For reference, historically cash has averaged close to 35%, and it has fluctuated along with the opportunity set from the low teens to in excess of 40%, which means it is coming back down towards historical lows. I do want to highlight, though, that this is more a function of the increased attractiveness of what we own rather than an overall improvement in the opportunity set, which speaks to the asymmetry in value opportunities in the current market environment that obviously you can see in the current positioning of the portfolio.
That’s what is most important in my mind—that we believe that we have constructed a portfolio of highly attractive value opportunities much like we had a few years ago. We started at the FPA International Value Fund’s inception with a heavily discounted portfolio, and now again… once again own a selection of attractively prices businesses, albeit quite different in nature, rather than winners at the tail-end of a cycle.
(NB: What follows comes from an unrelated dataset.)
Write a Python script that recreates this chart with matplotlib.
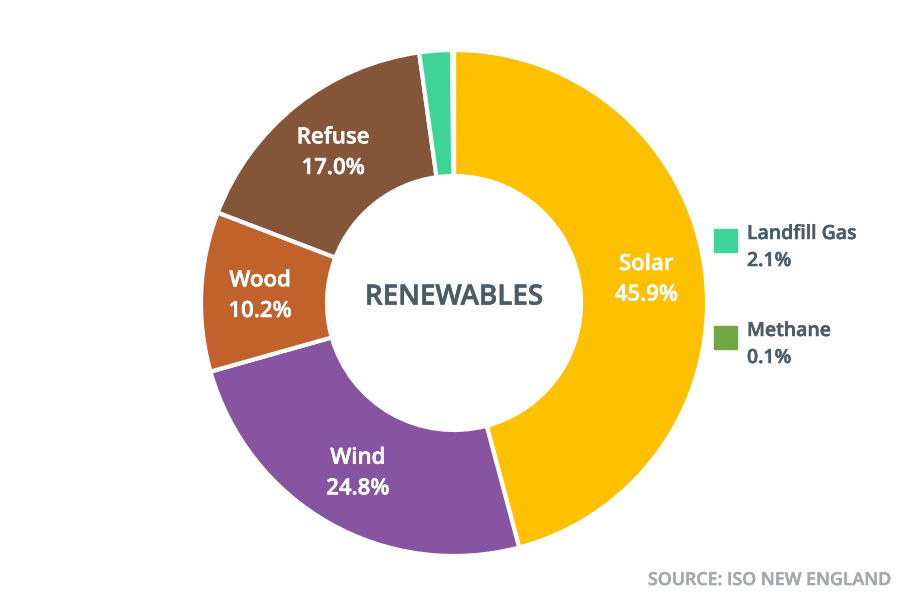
import matplotlib
matplotlib.use("Agg")
import matplotlib.pyplot as plt
import matplotlib.patheffects as pe
import numpy as np
from matplotlib.patches import Rectangle

categories = ["Solar", "Wind", "Wood", "Refuse", "Landfill Gas", "Methane"]
values = [45.9, 24.8, 10.2, 17.0, 2.1, 0.1]
colors = ["#FFC000", "#8654A1", "#C1622C", "#845538", "#3ED498", "#70A845"]
inside_labels = ["Solar", "Wind", "Wood", "Refuse"]
legend_labels = ["Landfill Gas", "Methane"]

plt.rcParams['font.family'] = ['Open Sans', 'DejaVu Sans']
WT = 'semibold'

def fx(c, lw=0.4):
    return [pe.withStroke(linewidth=lw, foreground=c)]

W, H = 909, 602
cx, cy = 454, 303
R, r_in = 253, 127
TXT = '#4A5C66'
SRC = '#A3AAAE'

fig = plt.figure(figsize=(W/100, H/100), dpi=100)
ax = fig.add_axes([0, 0, 1, 1])

wedges, _ = ax.pie(values, colors=colors, startangle=90, counterclock=False,
                   radius=R, wedgeprops=dict(width=R - r_in, edgecolor='white', linewidth=3))

ax.set_xlim(-cx, W - cx)
ax.set_ylim(-(H - cy), cy)
ax.set_aspect('equal')
ax.axis('off')

total = sum(values)
cum = 0
for cat, v in zip(categories, values):
    mid = 90 - (cum + v / 2) / total * 360
    cum += v
    if cat in inside_labels:
        rr = 194
        x = rr * np.cos(np.radians(mid))
        y = rr * np.sin(np.radians(mid))
        ax.text(x, y - 2, f"{cat}\n{v:.1f}%", ha='center', va='center', color='white',
                fontsize=16, fontweight=WT, linespacing=1.6, path_effects=fx('white'))

ax.text(0, 6, "RENEWABLES", ha='center', va='center', color=TXT,
        fontsize=20, fontweight=WT, path_effects=fx(TXT, 0.45))

# legend entries for small slices
leg_y = [cy - 240, cy - 337]
for lab, ypix in zip(legend_labels, leg_y):
    i = categories.index(lab)
    ax.add_patch(Rectangle((714 - cx, ypix - 12), 23, 23, color=colors[i]))
    ax.text(747 - cx, ypix + 6, lab, ha='left', va='center', color=TXT,
            fontsize=14, fontweight=WT, path_effects=fx(TXT, 0.35))
    ax.text(747 - cx, ypix - 21, f"{values[i]:.1f}%", ha='left', va='center', color=TXT,
            fontsize=14, fontweight=WT, path_effects=fx(TXT, 0.35))

ax.text(890 - cx, cy - 580, "SOURCE: ISO NEW ENGLAND", ha='right', va='center',
        color=SRC, fontsize=12.8, fontweight=WT, path_effects=fx(SRC, 0.35))

fig.savefig("out.png", dpi=100)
Again what we’ve done at a very fundamental level is monetize holdings that had rich fair value and redeployed capital towards cheap stocks, and we remain believers that long term this is the way to create wealth.
And I think if you look at where we stand in the market today, the value discipline that we continue to follow seems warranted. While the prevailing views may be that market prices have come down in the past couple of years, we find that there has not been in fact much of a market correction. We think that this misperception may be a function of currency, as well as high dispersion in market prices progression during that period of time and of course not putting things in a long-term perspective.
First the rise of the U.S. dollar has more than offset the increase in price of international equities in the past two years, which in U.S. dollar terms means prices have actually come down. A euro-denominated asset delivering a 13% negative return in U.S. dollar terms actually is seeing a positive return of 10% in local currency in the past two years and from what we would argue was already an elevated price, meaning opportunities to invest at significant discounts to fair value in fact have not expanded significantly over the period despite the decline in the Index—in U.S. dollar terms, that is. Incidentally I would note that it does mean, however, that in the meantime the purchasing power of our U.S. dollar denominated cash has increased and now be used to buy cheap assets in depressed international currencies.
Secondly, while many of the companies that we track yet do not own or do not own anymore have seen continued increase in their share prices, specific geographies and sectors have experienced true price dislocations, causing the overall market to show weaker progression. But there are a few areas of the market where prices have fallen dramatically, thereby presenting value investors like ourselves with some opportunities, while there are many others where prices have simply continued to increase in the past two years, with individual stocks often getting even more overvalued, with continued expansion in both multiples and expectations of future operating growth. Now as I mentioned above, these troubled waters are where we see opportunities to invest.